As for the sinking itself, it probably occurred in late fall or early winter, based on the seasonality of the fresh fruits found aboard, the archaeologists hypothesize.
The ship was probably not heading for Ma’agan Michael but may have been aiming for the ancient port of Tel Dor, just 5 nautical miles (10 kilometers) to the north. Because both locations have a chain of four small islands in front of them, the MMB crew may have confused the two spots, possibly because of bad weather, and run aground in the shallow waters in front of Ma’agan Michael, Cvikel says.
No bodies have been found in the wreck, suggesting that the sailors aboard may have safely reached the shore, she says.
Allah protect us
This however does not mean that we can say nothing about the crew, which the archaeologists estimate would have numbered around eight people. Clues to their identity have been left in the dozens of inscriptions painted or carved both on the amphorae of the cargo and the timbers of the ship itself. These writings include Greek and Arabic letters, as well as Christian crosses and Muslim invocations, such as bismillah – “in the name of God.”

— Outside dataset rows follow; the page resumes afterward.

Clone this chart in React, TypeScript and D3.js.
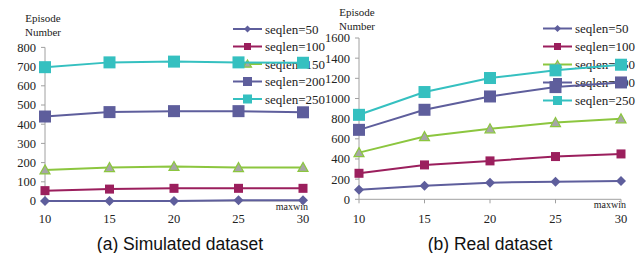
import React, { useRef, useEffect } from 'react';
import * as d3 from 'd3';

const maxwin = [10, 15, 20, 25, 30];
const seriesNames = ['seqlen=50', 'seqlen=100', 'seqlen=150', 'seqlen=200', 'seqlen=250'];

// (a) Simulated dataset
const simSeq50 = [0, 0, 0, 4, 4];
const simSeq100 = [54, 62, 66, 66, 66];
const simSeq150 = [162, 174, 180, 174, 175];
const simSeq200 = [440, 463, 468, 468, 462];
const simSeq250 = [697, 722, 726, 722, 720];

// (b) Real dataset
const realSeq50 = [95, 135, 165, 175, 182];
const realSeq100 = [258, 341, 381, 424, 450];
const realSeq150 = [463, 622, 699, 761, 798];
const realSeq200 = [689, 888, 1020, 1113, 1159];
const realSeq250 = [838, 1064, 1203, 1279, 1335];

const simTicks = [0, 100, 200, 300, 400, 500, 600, 700, 800];
const realTicks = [0, 200, 400, 600, 800, 1000, 1200, 1400, 1600];

const styles = [
  { line: '#5e5e9c', fill: '#5e5e9c', stroke: '#5e5e9c', shape: 'diamond', size: 9, lsize: 6 },
  { line: '#9b1f5d', fill: '#9b1f5d', stroke: '#9b1f5d', shape: 'square', size: 9, lsize: 7 },
  { line: '#8cc63f', fill: '#a6a6a6', stroke: '#8cc63f', shape: 'triangle', size: 10, lsize: 8 },
  { line: '#5e5e9c', fill: '#5e5e9c', stroke: '#5e5e9c', shape: 'square', size: 12, lsize: 9 },
  { line: '#35c0c0', fill: '#35c0c0', stroke: '#35c0c0', shape: 'square', size: 12, lsize: 9 },
];

const serif = '"Liberation Serif", "Times New Roman", serif';

function drawMarker(g, shape, x, y, s, fill, stroke) {
  if (shape === 'square') {
    g.append('rect').attr('x', x - s / 2).attr('y', y - s / 2)
      .attr('width', s).attr('height', s).attr('fill', fill);
  } else if (shape === 'diamond') {
    const h = s / 2 + 0.5;
    g.append('path')
      .attr('d', `M${x},${y - h}L${x + h},${y}L${x},${y + h}L${x - h},${y}Z`)
      .attr('fill', fill);
  } else {
    const h = s / 2;
    g.append('path')
      .attr('d', `M${x},${y - h}L${x + h},${y + h * 0.8}L${x - h},${y + h * 0.8}Z`)
      .attr('fill', fill).attr('stroke', stroke).attr('stroke-width', 1.2);
  }
}

const Panel = ({ svgRef, series, ticks, geo, title }) => {
  useEffect(() => {
    const root = d3.select(svgRef.current).append('g');
    const x = d3.scaleLinear().domain([10, 30]).range([geo.x0, geo.x1]);
    const y = d3.scaleLinear().domain([0, ticks[ticks.length - 1]]).range([geo.y0, geo.y1]);

    // y axis
    root.append('line').attr('x1', geo.x0).attr('x2', geo.x0)
      .attr('y1', y(0)).attr('y2', y(ticks[ticks.length - 1]))
      .attr('stroke', '#a0a0a0').attr('stroke-width', 1);
    ticks.forEach(t => {
      root.append('line').attr('x1', geo.x0 - 4).attr('x2', geo.x0)
        .attr('y1', y(t)).attr('y2', y(t)).attr('stroke', '#a0a0a0');
      root.append('text').attr('x', geo.x0 - 9).attr('y', y(t)).attr('dy', '0.35em')
        .attr('text-anchor', 'end').attr('font-family', serif).attr('font-size', 12.5)
        .attr('fill', '#222').text(t);
    });

    // x axis
    root.append('line').attr('x1', geo.x0).attr('x2', geo.x1)
      .attr('y1', y(0)).attr('y2', y(0)).attr('stroke', '#a0a0a0');
    maxwin.forEach(v => {
      root.append('line').attr('x1', x(v)).attr('x2', x(v))
        .attr('y1', y(0)).attr('y2', y(0) + 4).attr('stroke', '#a0a0a0');
      root.append('text').attr('x', x(v)).attr('y', 223).attr('text-anchor', 'middle')
        .attr('font-family', serif).attr('font-size', 12.5).attr('fill', '#222').text(v);
    });
    root.append('text').attr('x', geo.x1 + 5).attr('y', y(0) + 9).attr('text-anchor', 'end')
      .attr('font-family', serif).attr('font-size', 10).attr('fill', '#222').text('maxwin');

    // y title
    root.append('text').attr('x', geo.x0 - 2).attr('y', geo.ty).attr('text-anchor', 'middle')
      .attr('font-family', serif).attr('font-size', 11).attr('fill', '#222').text('Episode');
    root.append('text').attr('x', geo.x0 - 2).attr('y', geo.ty + 14).attr('text-anchor', 'middle')
      .attr('font-family', serif).attr('font-size', 11).attr('fill', '#222').text('Number');

    // legend
    seriesNames.forEach((name, i) => {
      const st = styles[i];
      const ly = geo.ly + i * geo.lstep;
      root.append('line').attr('x1', geo.lx).attr('x2', geo.lx + 29)
        .attr('y1', ly).attr('y2', ly).attr('stroke', st.line).attr('stroke-width', 2);
      drawMarker(root, st.shape, geo.lx + 14.5, ly, st.lsize, st.fill, st.stroke);
      root.append('text').attr('x', geo.lx + 32).attr('y', ly).attr('dy', '0.35em')
        .attr('font-family', serif).attr('font-size', 13).attr('fill', '#222').text(name);
    });

    // series
    const line = d3.line<number>().x((d, i) => x(maxwin[i])).y(d => y(d));
    series.forEach((vals, i) => {
      const st = styles[i];
      root.append('path').attr('d', line(vals)).attr('fill', 'none')
        .attr('stroke', st.line).attr('stroke-width', 2);
      vals.forEach((v, j) => drawMarker(root, st.shape, x(maxwin[j]), y(v), st.size, st.fill, st.stroke));
    });

    // panel title
    root.append('text').attr('x', geo.cx).attr('y', 250).attr('text-anchor', 'middle')
      .attr('font-family', '"Liberation Sans", Arial, sans-serif').attr('font-size', 17.5)
      .attr('fill', '#111').text(title);

    return () => { root.remove(); };
  }, []);
  return null;
};

const App = () => {
  const svgRef = useRef(null);
  const [ready, setReady] = React.useState(false);
  useEffect(() => { setReady(true); }, []);
  return (
    <svg ref={svgRef} width={636} height={253}
      style={{ position: 'absolute', left: 0, top: 0, background: '#fff' }}>
      {ready && (
        <>
          <Panel svgRef={svgRef}
            series={[simSeq50, simSeq100, simSeq150, simSeq200, simSeq250]}
            ticks={simTicks}
            geo={{ x0: 45, x1: 303, y0: 201, y1: 47.4, ty: 22, lx: 233, ly: 29, lstep: 17.5, cx: 180 }}
            title="(a) Simulated dataset" />
          <Panel svgRef={svgRef}
            series={[realSeq50, realSeq100, realSeq150, realSeq200, realSeq250]}
            ticks={realTicks}
            geo={{ x0: 359, x1: 621, y0: 199.3, y1: 38, ty: 16, lx: 543, ly: 28.5, lstep: 18, cx: 490 }}
            title="(b) Real dataset" />
        </>
      )}
    </svg>
  );
};

export default App;
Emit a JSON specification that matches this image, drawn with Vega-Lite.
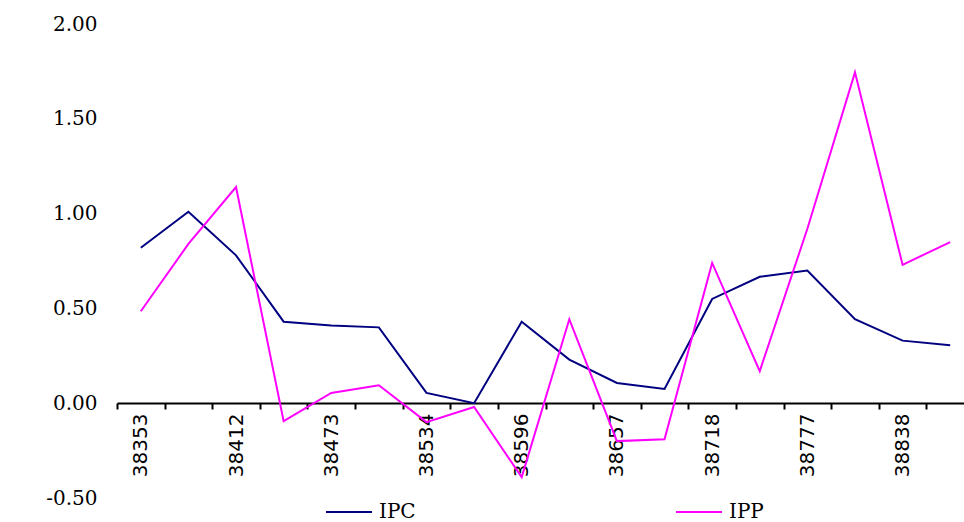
{
  "$schema": "https://vega.github.io/schema/vega-lite/v6.json",
  "width": 857,
  "height": 474,
  "autosize": "none",
  "padding": {"left": 117, "top": 24, "right": -10, "bottom": 24},
  "background": "white",
  "config": {"view": {"stroke": null}},
  "data": {
    "values": [
      {"date": "38353", "series": "IPC", "value": 0.82},
      {"date": "38384", "series": "IPC", "value": 1.01},
      {"date": "38412", "series": "IPC", "value": 0.78},
      {"date": "38443", "series": "IPC", "value": 0.43},
      {"date": "38473", "series": "IPC", "value": 0.41},
      {"date": "38504", "series": "IPC", "value": 0.40},
      {"date": "38534", "series": "IPC", "value": 0.054},
      {"date": "38565", "series": "IPC", "value": 0.0},
      {"date": "38596", "series": "IPC", "value": 0.43},
      {"date": "38626", "series": "IPC", "value": 0.23},
      {"date": "38657", "series": "IPC", "value": 0.107},
      {"date": "38687", "series": "IPC", "value": 0.075},
      {"date": "38718", "series": "IPC", "value": 0.55},
      {"date": "38749", "series": "IPC", "value": 0.667},
      {"date": "38777", "series": "IPC", "value": 0.70},
      {"date": "38808", "series": "IPC", "value": 0.443},
      {"date": "38838", "series": "IPC", "value": 0.33},
      {"date": "38869", "series": "IPC", "value": 0.306},
      {"date": "38353", "series": "IPP", "value": 0.485},
      {"date": "38384", "series": "IPP", "value": 0.84},
      {"date": "38412", "series": "IPP", "value": 1.14},
      {"date": "38443", "series": "IPP", "value": -0.095},
      {"date": "38473", "series": "IPP", "value": 0.054},
      {"date": "38504", "series": "IPP", "value": 0.095},
      {"date": "38534", "series": "IPP", "value": -0.10},
      {"date": "38565", "series": "IPP", "value": -0.02},
      {"date": "38596", "series": "IPP", "value": -0.39},
      {"date": "38626", "series": "IPP", "value": 0.443},
      {"date": "38657", "series": "IPP", "value": -0.20},
      {"date": "38687", "series": "IPP", "value": -0.19},
      {"date": "38718", "series": "IPP", "value": 0.74},
      {"date": "38749", "series": "IPP", "value": 0.169},
      {"date": "38777", "series": "IPP", "value": 0.92},
      {"date": "38808", "series": "IPP", "value": 1.745},
      {"date": "38838", "series": "IPP", "value": 0.73},
      {"date": "38869", "series": "IPP", "value": 0.85}
    ]
  },
  "mark": {"type": "line", "strokeWidth": 2},
  "encoding": {
    "x": {
      "field": "date",
      "type": "ordinal",
      "sort": null,
      "bandPosition": 0.5,
      "scale": {"type": "band", "paddingInner": 0, "paddingOuter": 0},
      "axis": {
        "title": null,
        "offset": -95,
        "tickBand": "extent",
        "labelAngle": -90,
        "labelFont": "DejaVu Sans",
        "labelFontSize": 20,
        "labelColor": "#000000",
        "labelPadding": 4,
        "labelExpr": "indexof(['38353','38412','38473','38534','38596','38657','38718','38777','38838'], datum.value) >= 0 ? datum.value : ''",
        "domainColor": "#000000",
        "domainWidth": 2,
        "tickColor": "#000000",
        "tickWidth": 2,
        "tickSize": 6,
        "grid": false,
        "zindex": 0
      }
    },
    "y": {
      "field": "value",
      "type": "quantitative",
      "scale": {"domain": [-0.5, 2], "nice": false, "zero": false},
      "axis": {
        "title": null,
        "values": [-0.5, 0, 0.5, 1, 1.5, 2],
        "labelExpr": "datum.value < 0 ? '-' + format(-datum.value, '.2f') : format(datum.value, '.2f')",
        "domain": false,
        "ticks": false,
        "grid": false,
        "labelFont": "DejaVu Serif",
        "labelFontSize": 20,
        "labelColor": "#000000",
        "labelPadding": 20
      }
    },
    "color": {
      "field": "series",
      "type": "nominal",
      "scale": {"domain": ["IPC", "IPP"], "range": ["#000080", "#FF00FF"]},
      "legend": {
        "title": null,
        "orient": "none",
        "legendX": 208,
        "legendY": 464,
        "direction": "horizontal",
        "columns": 2,
        "columnPadding": 256,
        "symbolType": "stroke",
        "symbolSize": 2116,
        "symbolStrokeWidth": 2,
        "labelFont": "DejaVu Serif",
        "labelFontSize": 20,
        "labelColor": "#000000",
        "labelOffset": 6
      }
    }
  }
}
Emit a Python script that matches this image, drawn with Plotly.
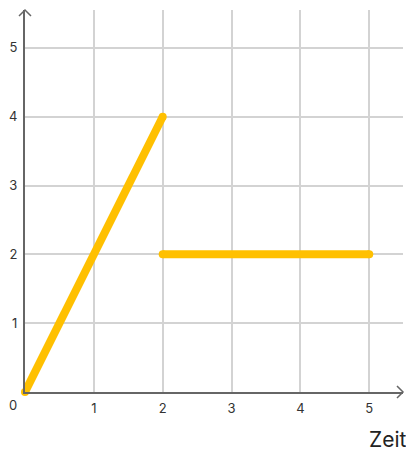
import plotly.graph_objects as go

# two segments of the line
seg1_x = [0, 2]
seg1_y = [0, 4]
seg2_x = [2, 5]
seg2_y = [2, 2]

tick_vals = [1, 2, 3, 4, 5]
tick_text = ["1", "2", "3", "4", "5"]
x_title = "Zeit"

LINE_COLOR = "#FFC000"
GRID = "#D3D3D3"
AXIS = "#666666"
TEXT = "#333333"
FONT = "Inter, Roboto, sans-serif"

fig = go.Figure()
for xs, ys in [(seg1_x, seg1_y), (seg2_x, seg2_y)]:
    fig.add_trace(
        go.Scatter(
            x=xs,
            y=ys,
            mode="lines+markers",
            line={"color": LINE_COLOR, "width": 8},
            marker={"color": LINE_COLOR, "size": 8},
            showlegend=False,
            hoverinfo="skip",
            cliponaxis=False,
        )
    )

# arrow heads at the axis ends
arrow = {"type": "path", "line": {"color": AXIS, "width": 1.5}, "layer": "above",
         "xsizemode": "pixel", "ysizemode": "pixel", "xref": "paper", "yref": "paper"}
fig.add_shape(**arrow, xanchor=1, yanchor=0, path="M -6,6 L 0,0 L -6,-6")
fig.add_shape(**arrow, xanchor=0, yanchor=1, path="M -6,-6 L 0,0 L 6,-6")

fig.add_annotation(x=0, y=0, xref="x", yref="y", text="0", showarrow=False,
                   xshift=-12, yshift=-13, font={"size": 13, "color": TEXT, "family": FONT})
fig.add_annotation(x=1.0, y=-0.125, xref="paper", yref="paper", yanchor="middle", xanchor="right",
                   xshift=6, text=x_title, showarrow=False,
                   font={"size": 21, "color": "#222222", "family": FONT})

# the page body has an 8px margin, so the figure is 8px smaller
fig.update_layout(
    width=406,
    height=446,
    margin={"l": 17, "r": 11, "t": 2, "b": 62, "autoexpand": False},
    paper_bgcolor="white",
    plot_bgcolor="white",
    font={"family": FONT, "color": TEXT, "size": 13},
    xaxis={
        "range": [0, 5.49],
        "tickvals": tick_vals,
        "ticktext": tick_text,
        "showgrid": True,
        "gridcolor": GRID,
        "gridwidth": 2,
        "zeroline": False,
        "showline": True,
        "linecolor": AXIS,
        "linewidth": 2,
        "ticks": "",
        "ticklabelstandoff": 3,
        "automargin": False,
    },
    yaxis={
        "range": [0, 5.55],
        "tickvals": tick_vals,
        "ticktext": tick_text,
        "showgrid": True,
        "gridcolor": GRID,
        "gridwidth": 2,
        "zeroline": False,
        "showline": True,
        "linecolor": AXIS,
        "linewidth": 2,
        "ticks": "",
        "ticklabelstandoff": 3,
        "automargin": False,
    },
)

fig.write_html("out.html")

In some cases, crosses and Greek letters on amphorae mark them as containing produce from various monasteries, which were very important in the economy of the period; and that could apply here too. But the use of Christian symbols and Arabic invocations to Allah carved into the ship’s wood were likely a way to bless the vessel’s perilous journeys across the sea and protect the crew, the archaeologists suggest.
The mix of alphabets and religious symbols points not only to the somewhat surprising fact that several people aboard must have had some level of literacy but also to the likelihood that the ship was manned by a multicultural crew of Christians and Muslims, Harding says.
“One of the biggest takeaways from this shipwreck is that, in the past as in the present, normal people are more connected and united in working together than the history books would have you believe, based on geopolitical narratives of wars and battles,” she tells Haaretz. “These are just regular people trying to make a living, selling things that they bought along the way.”
The archaeologists plan to continue investigating the shipwreck and believe it will yield many more discoveries about daily life in the early Islamic period. However, at this time, there are no plans to raise the ship from the sea because of its large size and lack of proper facilities to host the hull, Cvikel says.
Raising the ship would be “an immense project, that would probably take a lifetime.” So, for the moment, the secrets of this unique shipwreck will remain accessible only to maritime archaeologists, and the fish.